WRITTEN INSTRUCTION: Write out again, word for word, the lines below from the line that holds "Write a web" through the line that holds "const cx = d => x(d) + x.bandwidth() / 2;", omitting pictures.

··· RECORD LIST

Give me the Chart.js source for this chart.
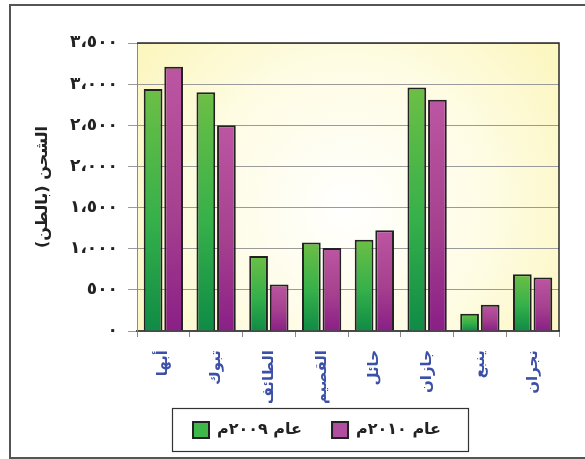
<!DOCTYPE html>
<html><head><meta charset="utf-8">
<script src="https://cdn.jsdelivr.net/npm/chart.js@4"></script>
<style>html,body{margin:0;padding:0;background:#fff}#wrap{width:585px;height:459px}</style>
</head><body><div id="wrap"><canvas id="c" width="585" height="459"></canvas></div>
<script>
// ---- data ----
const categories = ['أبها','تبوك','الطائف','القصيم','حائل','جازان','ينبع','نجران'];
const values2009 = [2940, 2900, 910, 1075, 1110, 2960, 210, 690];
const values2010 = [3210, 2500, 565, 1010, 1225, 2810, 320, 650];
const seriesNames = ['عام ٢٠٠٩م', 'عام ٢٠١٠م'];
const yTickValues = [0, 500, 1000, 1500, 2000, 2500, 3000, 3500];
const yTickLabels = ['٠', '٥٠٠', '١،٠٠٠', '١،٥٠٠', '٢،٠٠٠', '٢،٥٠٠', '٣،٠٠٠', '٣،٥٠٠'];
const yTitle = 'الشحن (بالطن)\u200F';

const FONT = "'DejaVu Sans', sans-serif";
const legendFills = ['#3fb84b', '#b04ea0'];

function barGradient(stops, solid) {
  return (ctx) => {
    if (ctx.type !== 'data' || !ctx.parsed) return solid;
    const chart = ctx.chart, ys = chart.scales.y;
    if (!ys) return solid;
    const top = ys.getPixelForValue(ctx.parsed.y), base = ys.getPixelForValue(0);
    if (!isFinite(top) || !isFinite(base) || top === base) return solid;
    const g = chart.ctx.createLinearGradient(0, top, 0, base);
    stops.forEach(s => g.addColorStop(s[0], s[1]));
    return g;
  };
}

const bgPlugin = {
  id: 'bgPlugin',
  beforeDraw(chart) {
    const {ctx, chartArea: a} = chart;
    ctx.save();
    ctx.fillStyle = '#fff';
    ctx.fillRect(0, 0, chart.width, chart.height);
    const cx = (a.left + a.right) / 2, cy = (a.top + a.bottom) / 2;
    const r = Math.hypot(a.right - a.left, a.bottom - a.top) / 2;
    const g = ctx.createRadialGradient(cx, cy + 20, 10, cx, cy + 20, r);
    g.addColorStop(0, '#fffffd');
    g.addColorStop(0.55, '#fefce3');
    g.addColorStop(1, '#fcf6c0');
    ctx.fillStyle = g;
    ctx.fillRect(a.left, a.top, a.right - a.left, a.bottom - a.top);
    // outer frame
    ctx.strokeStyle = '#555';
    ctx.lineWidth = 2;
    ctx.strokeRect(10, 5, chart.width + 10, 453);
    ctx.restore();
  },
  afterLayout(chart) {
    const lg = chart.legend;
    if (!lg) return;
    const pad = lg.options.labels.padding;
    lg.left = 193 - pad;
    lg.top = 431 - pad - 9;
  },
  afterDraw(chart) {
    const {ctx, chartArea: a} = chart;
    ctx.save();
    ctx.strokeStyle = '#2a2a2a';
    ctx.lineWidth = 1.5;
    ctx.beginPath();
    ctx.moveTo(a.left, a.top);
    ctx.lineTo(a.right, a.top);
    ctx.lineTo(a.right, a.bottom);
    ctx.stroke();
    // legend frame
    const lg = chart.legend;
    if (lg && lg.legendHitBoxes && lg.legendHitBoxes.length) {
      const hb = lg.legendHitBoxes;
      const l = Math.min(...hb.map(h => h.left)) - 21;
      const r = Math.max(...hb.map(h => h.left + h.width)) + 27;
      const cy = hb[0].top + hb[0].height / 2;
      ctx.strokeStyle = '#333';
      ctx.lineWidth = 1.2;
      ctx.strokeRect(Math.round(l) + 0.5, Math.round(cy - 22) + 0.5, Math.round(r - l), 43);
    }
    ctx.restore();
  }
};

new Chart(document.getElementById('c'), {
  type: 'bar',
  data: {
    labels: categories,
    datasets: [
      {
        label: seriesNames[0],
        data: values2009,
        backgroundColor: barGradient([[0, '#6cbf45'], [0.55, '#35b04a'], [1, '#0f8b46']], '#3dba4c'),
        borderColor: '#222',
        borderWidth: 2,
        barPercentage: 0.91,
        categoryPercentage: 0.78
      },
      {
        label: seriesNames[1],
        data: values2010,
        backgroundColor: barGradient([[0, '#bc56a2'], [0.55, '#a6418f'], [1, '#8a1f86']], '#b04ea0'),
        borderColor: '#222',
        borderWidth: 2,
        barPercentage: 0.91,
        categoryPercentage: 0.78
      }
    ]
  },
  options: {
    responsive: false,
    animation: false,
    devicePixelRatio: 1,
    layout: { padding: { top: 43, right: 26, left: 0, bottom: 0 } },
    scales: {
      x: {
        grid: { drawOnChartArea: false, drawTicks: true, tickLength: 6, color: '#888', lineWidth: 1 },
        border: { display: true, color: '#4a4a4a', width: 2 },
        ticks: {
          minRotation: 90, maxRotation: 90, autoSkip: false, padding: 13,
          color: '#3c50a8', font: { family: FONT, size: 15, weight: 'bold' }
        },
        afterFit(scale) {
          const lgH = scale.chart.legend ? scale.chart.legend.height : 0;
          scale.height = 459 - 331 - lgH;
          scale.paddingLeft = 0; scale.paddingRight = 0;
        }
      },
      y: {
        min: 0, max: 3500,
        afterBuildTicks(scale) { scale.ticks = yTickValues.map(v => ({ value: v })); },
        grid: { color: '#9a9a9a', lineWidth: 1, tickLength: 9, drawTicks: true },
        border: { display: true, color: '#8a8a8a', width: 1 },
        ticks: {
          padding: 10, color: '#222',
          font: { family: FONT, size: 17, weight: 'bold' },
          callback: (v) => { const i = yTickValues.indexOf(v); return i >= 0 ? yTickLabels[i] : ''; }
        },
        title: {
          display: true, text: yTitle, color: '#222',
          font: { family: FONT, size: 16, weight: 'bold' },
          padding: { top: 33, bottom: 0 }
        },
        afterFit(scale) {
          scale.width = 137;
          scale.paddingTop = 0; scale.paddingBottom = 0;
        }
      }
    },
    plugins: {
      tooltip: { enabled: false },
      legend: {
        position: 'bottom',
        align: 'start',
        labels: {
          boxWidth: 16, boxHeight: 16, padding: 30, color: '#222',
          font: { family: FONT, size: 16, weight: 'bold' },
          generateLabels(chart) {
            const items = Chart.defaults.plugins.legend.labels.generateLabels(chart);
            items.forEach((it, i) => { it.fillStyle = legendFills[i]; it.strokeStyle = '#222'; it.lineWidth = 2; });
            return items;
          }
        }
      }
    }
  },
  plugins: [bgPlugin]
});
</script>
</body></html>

······
··· RECORD LIST

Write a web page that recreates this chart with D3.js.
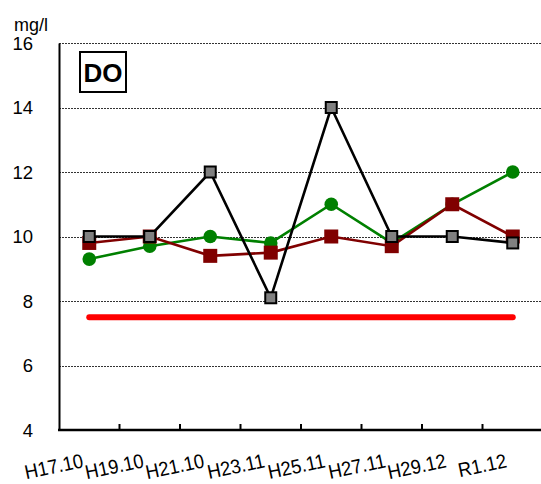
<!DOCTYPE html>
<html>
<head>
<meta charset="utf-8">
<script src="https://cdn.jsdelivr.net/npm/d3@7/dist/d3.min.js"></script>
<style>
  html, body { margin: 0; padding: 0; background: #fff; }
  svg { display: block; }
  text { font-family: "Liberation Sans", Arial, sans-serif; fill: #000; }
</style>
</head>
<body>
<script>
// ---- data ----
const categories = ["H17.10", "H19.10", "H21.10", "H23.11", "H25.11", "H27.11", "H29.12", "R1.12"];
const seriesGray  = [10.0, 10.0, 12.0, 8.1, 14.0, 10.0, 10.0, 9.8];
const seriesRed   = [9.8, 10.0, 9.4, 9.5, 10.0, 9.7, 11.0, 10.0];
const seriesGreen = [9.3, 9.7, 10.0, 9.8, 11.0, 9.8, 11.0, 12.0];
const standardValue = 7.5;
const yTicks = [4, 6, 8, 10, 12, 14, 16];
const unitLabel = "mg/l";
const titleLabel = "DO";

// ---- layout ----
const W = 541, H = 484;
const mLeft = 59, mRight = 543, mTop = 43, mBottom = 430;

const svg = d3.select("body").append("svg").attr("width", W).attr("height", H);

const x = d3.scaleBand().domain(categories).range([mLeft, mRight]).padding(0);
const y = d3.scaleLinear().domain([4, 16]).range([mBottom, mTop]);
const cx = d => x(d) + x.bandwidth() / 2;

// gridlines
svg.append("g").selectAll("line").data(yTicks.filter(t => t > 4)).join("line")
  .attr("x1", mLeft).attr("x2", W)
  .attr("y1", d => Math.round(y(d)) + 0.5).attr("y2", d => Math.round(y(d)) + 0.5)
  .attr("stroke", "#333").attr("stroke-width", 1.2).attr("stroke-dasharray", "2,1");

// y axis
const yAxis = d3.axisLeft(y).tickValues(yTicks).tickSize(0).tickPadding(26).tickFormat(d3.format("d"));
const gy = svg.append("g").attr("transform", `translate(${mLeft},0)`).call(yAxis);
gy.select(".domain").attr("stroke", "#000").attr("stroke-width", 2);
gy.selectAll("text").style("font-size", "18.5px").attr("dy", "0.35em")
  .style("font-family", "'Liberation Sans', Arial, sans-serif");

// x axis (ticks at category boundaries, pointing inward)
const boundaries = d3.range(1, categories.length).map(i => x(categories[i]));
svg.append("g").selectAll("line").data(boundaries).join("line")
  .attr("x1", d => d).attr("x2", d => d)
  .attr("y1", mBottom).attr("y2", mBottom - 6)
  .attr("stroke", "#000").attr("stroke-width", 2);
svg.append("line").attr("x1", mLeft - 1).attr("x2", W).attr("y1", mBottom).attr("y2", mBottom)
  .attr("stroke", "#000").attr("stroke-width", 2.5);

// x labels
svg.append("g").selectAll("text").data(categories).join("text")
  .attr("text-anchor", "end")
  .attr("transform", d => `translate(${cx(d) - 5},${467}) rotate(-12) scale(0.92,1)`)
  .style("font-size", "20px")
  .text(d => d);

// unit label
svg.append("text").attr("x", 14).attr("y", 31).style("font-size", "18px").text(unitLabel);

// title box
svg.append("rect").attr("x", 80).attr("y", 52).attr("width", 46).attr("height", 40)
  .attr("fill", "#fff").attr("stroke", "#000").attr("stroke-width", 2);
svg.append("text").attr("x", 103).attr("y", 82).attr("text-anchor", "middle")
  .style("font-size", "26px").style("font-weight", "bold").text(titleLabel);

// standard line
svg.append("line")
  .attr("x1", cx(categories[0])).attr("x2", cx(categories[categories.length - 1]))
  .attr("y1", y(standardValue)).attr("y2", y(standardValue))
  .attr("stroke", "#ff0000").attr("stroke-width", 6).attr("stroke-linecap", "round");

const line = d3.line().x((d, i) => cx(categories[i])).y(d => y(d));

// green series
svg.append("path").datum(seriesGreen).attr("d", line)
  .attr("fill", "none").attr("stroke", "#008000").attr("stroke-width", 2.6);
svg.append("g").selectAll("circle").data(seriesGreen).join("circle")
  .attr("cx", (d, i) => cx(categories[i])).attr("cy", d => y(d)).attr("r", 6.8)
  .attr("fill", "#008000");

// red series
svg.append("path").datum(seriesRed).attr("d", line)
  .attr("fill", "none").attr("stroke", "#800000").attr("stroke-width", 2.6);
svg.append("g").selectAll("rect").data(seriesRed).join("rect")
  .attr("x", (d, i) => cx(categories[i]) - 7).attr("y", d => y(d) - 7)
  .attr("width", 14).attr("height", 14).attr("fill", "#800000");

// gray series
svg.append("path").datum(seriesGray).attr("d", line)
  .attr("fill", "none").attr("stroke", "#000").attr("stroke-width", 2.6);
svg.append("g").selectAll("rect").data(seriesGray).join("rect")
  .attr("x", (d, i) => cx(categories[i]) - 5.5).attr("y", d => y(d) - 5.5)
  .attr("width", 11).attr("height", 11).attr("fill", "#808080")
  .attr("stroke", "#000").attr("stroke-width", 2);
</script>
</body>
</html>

······
··· RECORD LIST

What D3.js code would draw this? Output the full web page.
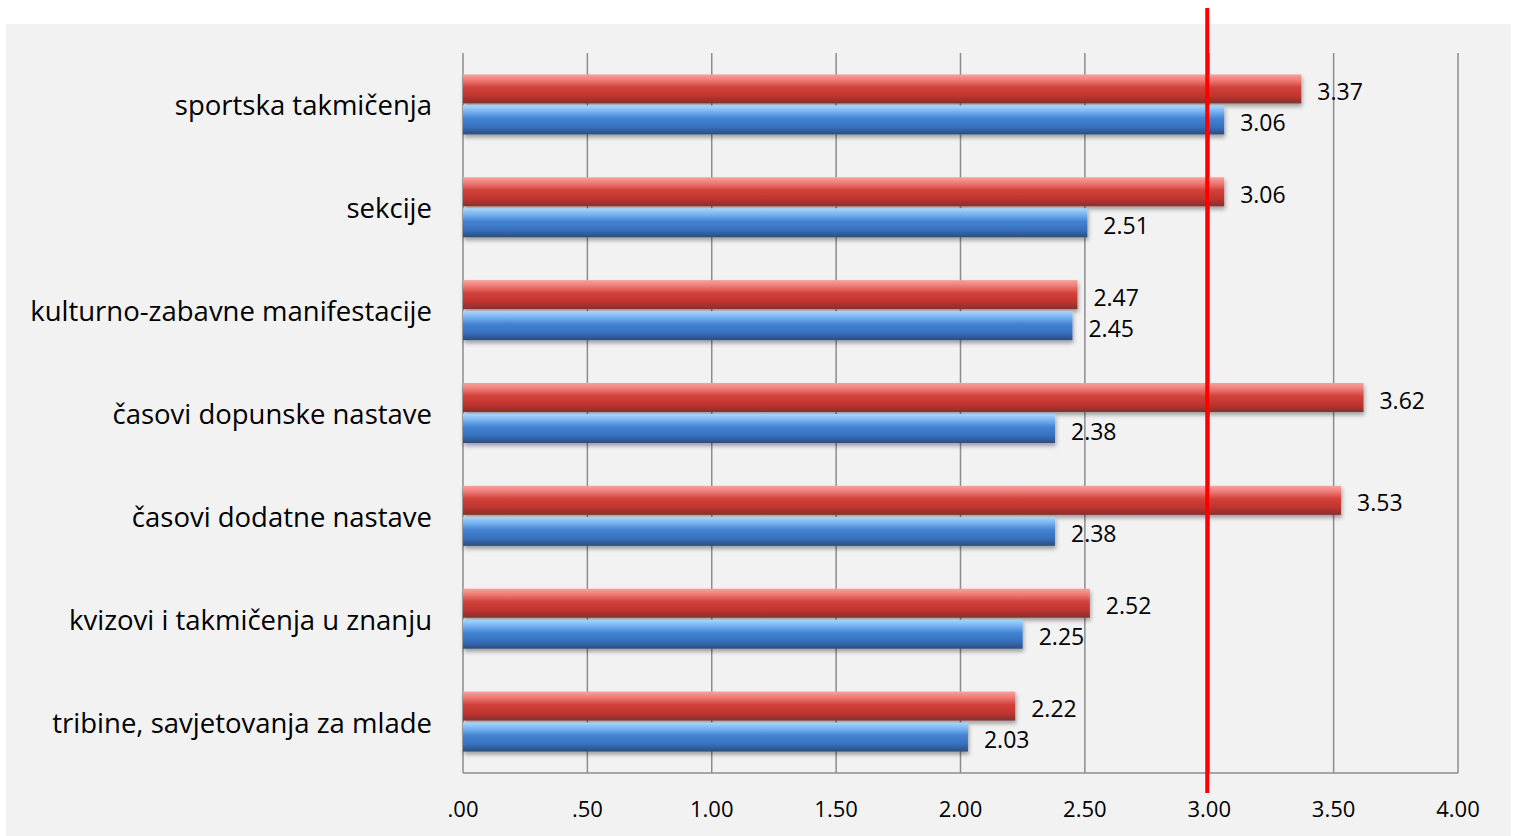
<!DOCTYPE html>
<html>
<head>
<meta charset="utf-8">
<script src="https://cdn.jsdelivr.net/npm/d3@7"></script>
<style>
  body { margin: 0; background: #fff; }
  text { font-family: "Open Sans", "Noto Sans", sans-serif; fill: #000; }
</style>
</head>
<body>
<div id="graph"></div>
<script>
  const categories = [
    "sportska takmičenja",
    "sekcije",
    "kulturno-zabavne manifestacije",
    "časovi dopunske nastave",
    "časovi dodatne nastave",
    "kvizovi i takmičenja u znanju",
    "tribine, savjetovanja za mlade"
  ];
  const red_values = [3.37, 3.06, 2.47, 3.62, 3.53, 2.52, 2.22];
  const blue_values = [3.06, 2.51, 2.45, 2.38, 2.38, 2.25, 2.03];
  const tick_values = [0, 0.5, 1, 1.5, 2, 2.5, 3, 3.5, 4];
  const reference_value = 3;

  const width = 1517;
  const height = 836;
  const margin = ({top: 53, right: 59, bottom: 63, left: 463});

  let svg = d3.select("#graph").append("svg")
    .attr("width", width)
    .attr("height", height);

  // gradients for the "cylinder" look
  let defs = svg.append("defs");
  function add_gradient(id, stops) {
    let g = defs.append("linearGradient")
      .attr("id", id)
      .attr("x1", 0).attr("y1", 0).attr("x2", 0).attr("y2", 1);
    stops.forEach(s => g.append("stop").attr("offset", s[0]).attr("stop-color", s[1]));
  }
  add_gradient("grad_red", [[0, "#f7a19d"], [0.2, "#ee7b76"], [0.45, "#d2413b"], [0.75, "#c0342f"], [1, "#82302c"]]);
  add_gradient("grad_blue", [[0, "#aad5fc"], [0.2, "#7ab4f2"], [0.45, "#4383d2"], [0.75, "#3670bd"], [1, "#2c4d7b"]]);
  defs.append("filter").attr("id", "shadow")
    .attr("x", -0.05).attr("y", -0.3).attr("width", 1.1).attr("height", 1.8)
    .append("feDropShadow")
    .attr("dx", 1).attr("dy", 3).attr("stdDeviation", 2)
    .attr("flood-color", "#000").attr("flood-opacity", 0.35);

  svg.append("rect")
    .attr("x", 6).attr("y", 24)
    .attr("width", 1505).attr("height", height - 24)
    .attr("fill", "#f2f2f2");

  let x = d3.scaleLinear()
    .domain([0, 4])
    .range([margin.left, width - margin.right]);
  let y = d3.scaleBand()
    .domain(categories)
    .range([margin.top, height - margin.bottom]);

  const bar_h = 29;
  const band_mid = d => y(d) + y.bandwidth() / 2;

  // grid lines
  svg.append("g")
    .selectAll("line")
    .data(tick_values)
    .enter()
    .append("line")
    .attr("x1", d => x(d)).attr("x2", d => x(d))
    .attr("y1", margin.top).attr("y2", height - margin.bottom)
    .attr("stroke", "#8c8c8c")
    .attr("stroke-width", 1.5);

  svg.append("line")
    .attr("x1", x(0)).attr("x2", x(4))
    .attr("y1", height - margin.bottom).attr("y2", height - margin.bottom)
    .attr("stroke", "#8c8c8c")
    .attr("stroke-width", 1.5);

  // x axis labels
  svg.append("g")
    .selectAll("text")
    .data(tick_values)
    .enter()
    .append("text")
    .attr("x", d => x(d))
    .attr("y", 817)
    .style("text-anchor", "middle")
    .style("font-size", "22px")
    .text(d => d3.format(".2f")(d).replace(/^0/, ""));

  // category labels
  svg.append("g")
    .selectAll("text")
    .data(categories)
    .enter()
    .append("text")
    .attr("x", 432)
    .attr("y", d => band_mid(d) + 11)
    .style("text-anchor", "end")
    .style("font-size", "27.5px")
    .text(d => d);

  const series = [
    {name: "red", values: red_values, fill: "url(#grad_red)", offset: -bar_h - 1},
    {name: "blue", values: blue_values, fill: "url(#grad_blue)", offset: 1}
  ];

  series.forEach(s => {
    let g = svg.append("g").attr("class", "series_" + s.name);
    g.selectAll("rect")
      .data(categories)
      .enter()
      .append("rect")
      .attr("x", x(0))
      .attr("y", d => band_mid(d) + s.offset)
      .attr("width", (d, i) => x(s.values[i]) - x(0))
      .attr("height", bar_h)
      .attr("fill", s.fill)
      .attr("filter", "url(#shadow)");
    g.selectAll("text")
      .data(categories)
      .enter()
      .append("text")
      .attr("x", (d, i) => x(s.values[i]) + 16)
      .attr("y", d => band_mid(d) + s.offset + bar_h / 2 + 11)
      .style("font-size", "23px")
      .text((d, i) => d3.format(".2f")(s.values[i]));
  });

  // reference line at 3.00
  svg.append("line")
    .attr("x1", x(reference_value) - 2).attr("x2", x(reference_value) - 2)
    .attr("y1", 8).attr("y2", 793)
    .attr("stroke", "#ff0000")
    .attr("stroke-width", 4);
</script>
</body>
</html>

······

SOLUTION BELOW:
Write a web page that recreates this chart with D3.js.
<!DOCTYPE html>
<html>
<head>
<meta charset="utf-8">
<script src="https://cdn.jsdelivr.net/npm/d3@7/dist/d3.min.js"></script>
<style>
  html, body { margin: 0; padding: 0; background: #fff; }
  svg { display: block; }
  text { font-family: "Liberation Sans", Arial, sans-serif; fill: #000; }
</style>
</head>
<body>
<script>
// ---- data ----
const categories = ["H17.10", "H19.10", "H21.10", "H23.11", "H25.11", "H27.11", "H29.12", "R1.12"];
const seriesGray  = [10.0, 10.0, 12.0, 8.1, 14.0, 10.0, 10.0, 9.8];
const seriesRed   = [9.8, 10.0, 9.4, 9.5, 10.0, 9.7, 11.0, 10.0];
const seriesGreen = [9.3, 9.7, 10.0, 9.8, 11.0, 9.8, 11.0, 12.0];
const standardValue = 7.5;
const yTicks = [4, 6, 8, 10, 12, 14, 16];
const unitLabel = "mg/l";
const titleLabel = "DO";

// ---- layout ----
const W = 541, H = 484;
const mLeft = 59, mRight = 543, mTop = 43, mBottom = 430;

const svg = d3.select("body").append("svg").attr("width", W).attr("height", H);

const x = d3.scaleBand().domain(categories).range([mLeft, mRight]).padding(0);
const y = d3.scaleLinear().domain([4, 16]).range([mBottom, mTop]);
const cx = d => x(d) + x.bandwidth() / 2;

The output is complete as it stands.